We say we want individual experiences - to be able to see something unusual, out of the ordinary. Yet we travel to places that are in the press, taking our cue from other travellers. We want to read the best travel writing - yet we somehow believe that it's the file that has been most downloaded that is the best.

It's a real pity, because the Internet, with its potential for one-to-one as well as one-to-many (broadcast) interaction,  is a medium that should be tailormade for special interests. But instead, it's become a prisoner to the mass  - obsessed with the quantity rather than the quality of links, with getting hits instead of developing debate, simplistic voting replacing educated peer review.

Quality sometimes accompanies popularity. The Alhambra, or St Peter's Rome, are popular sights - and at the same time two of the greatest  monuments of art and architecture in Europe. But come on; MacD and Burger King are two of the most popular restaurants in the world. Does that mean they are better quality?

Besides, if you really want to understand the cultures that produced the Alhambra and St Peter's, you need to visit some of the smaller gems too. The Cuarto Real de Santo Domingo, a perfect Arab  throne room tucked away   in a rambling garden off a Granada side street; the church of Sant'Ivo della Sapienza, at the bottom of the long, thin courtyard  of the Pontifical University, or Santa Maria dell'Orazione e della Morte,  a church where the Baroque fascination with death becomes all-encompassing, with little skeletons and skulls hiding everywhere in the architecture.

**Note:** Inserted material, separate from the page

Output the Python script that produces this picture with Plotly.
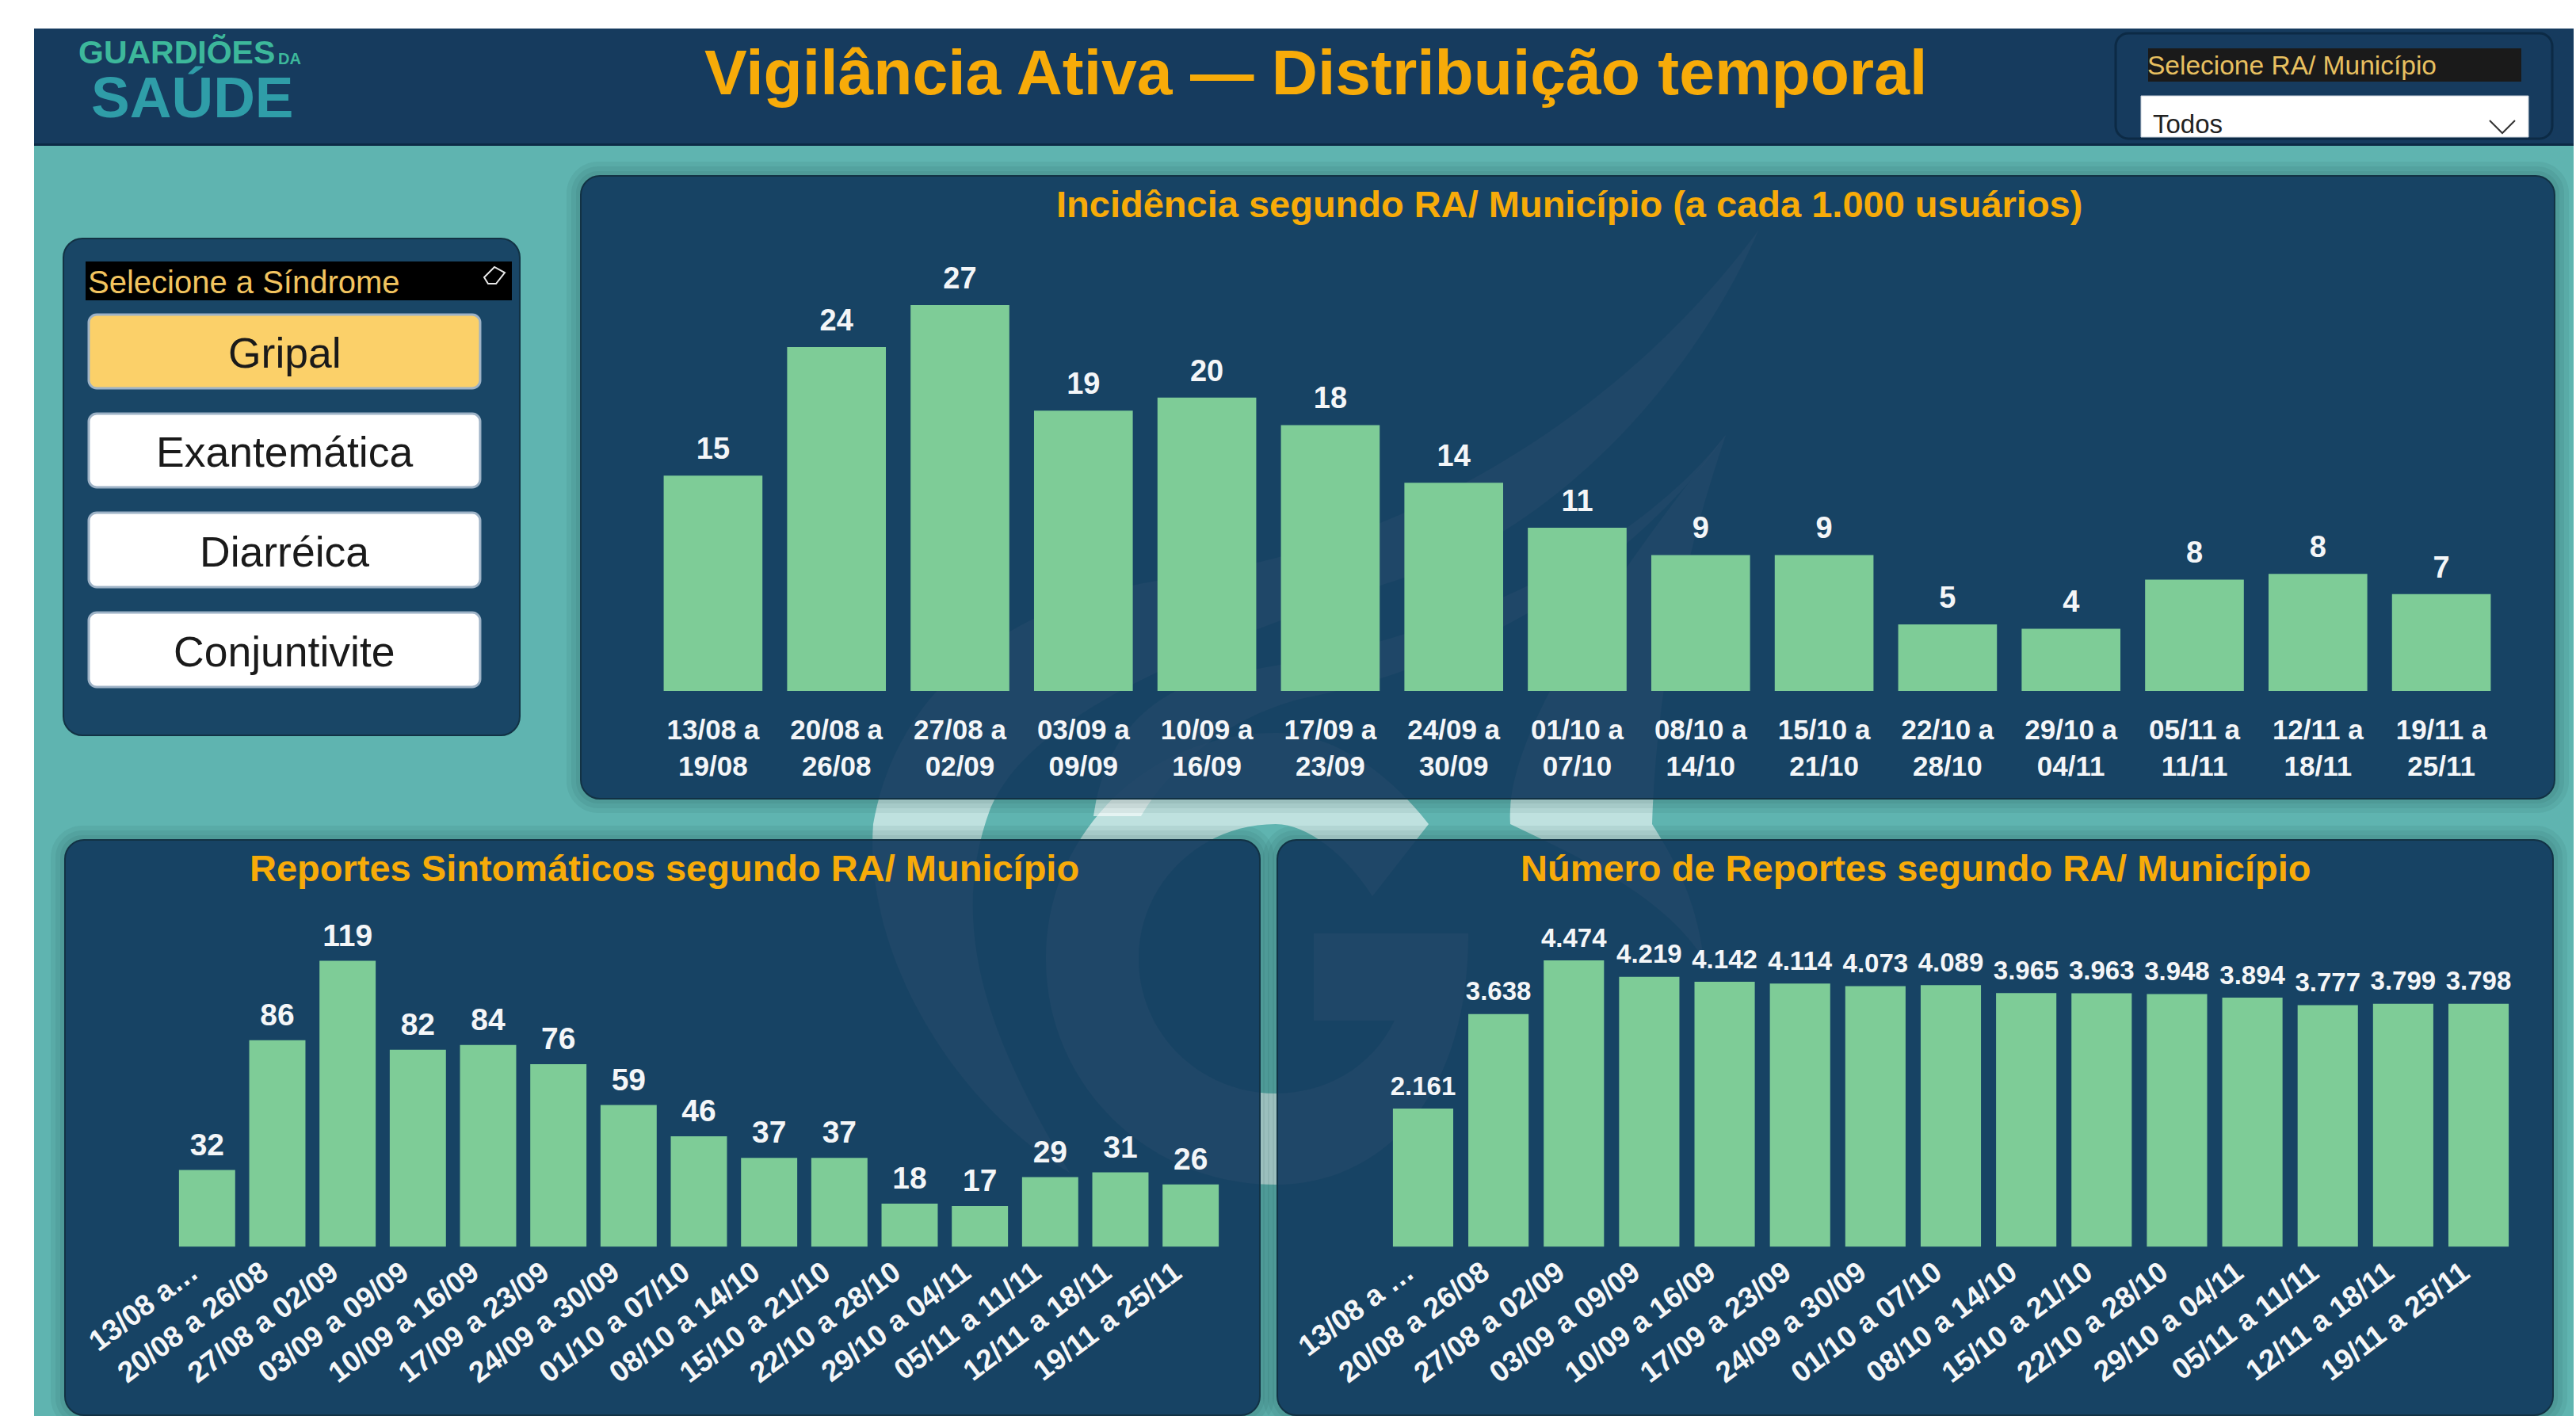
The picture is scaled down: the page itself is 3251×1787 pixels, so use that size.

I've come to detest these '100 things to do before you die' lists. And the parasitic 'things not to do before you die' lists that have started to spring up. The attraction is that of the tick list - 100 great books,   as if once you've read everything in Reader's Digest, that's all you need to know about Western civilisation.

Because in fact your hundred things to do are different from mine. Because we are different people.

Istanbul, for instance, was always high on my list. I have a fascination with cities that keep regenerating themselves, from empire to empire, always changing and yet somehow unchanged. Rome, for me, is a city of endless fascination,  with its  onion-skin layers of history  - the Republic, the Empire, the Papacy, Mussolini's fake-Imperial, the foundations of each regime resting on the ruins of the past. That's why Istanbul appealed, with its layers of Roman, Byzantine, Ottoman, and modern life.

I like routes with a structure. Pilgrimage routes, trade routes, traditional roads.  The Camino de Santiago, one great road from Le Puy to Santiago, or the Via Francigena from Canterbury to Rome, or perhaps, one day, the Silk Road. (When I was younger I loved Elroy Flecker's 'Golden road to Samarkand'.)  For me, there's a spiritual dimension to walking, to the act of placing one foot in front of the other. Writers like Joe Simpson find that spiritual dimension in climbing , in the edge of danger - I find  it  in the inevitability of the dull trudge. Our lists are different - the Eiger or Bridalveil Falls against the Pennine Way and the Via Tolosana.

Besides, we may be looking at the same thing and seeing different aspects.   I want to visit India, soon; and I'm as interested in visiting Bangalore's modern software centres as I am in seeing the Red Fort or the Taj Mahal. It's the intersection of modern and ancient that intrigues me.   And we have different expertisesand experiences to channel our interests -  one of the great delights of Paris, for me, is the fantastic variety of organs, from the  m ulti-manual, hundred-plus-stop Cavaillé Coll monsters to the plangent baroque tones of the organ that François Couperin played. A whole sonorous banquet.

So ignore the top 100 lists. If we all did the same 100 things before we died, the world would be a sad place, full of identikit clones.

1 comment:

  1. The font used for this post inadvertently provided a delightful malapropism - the letter c and the letter l next to each other reads as follows:

    "I’m getting a bit fed up with sites that list their ‘top articles’ or ‘top buys’ - selected purely by number of dicks."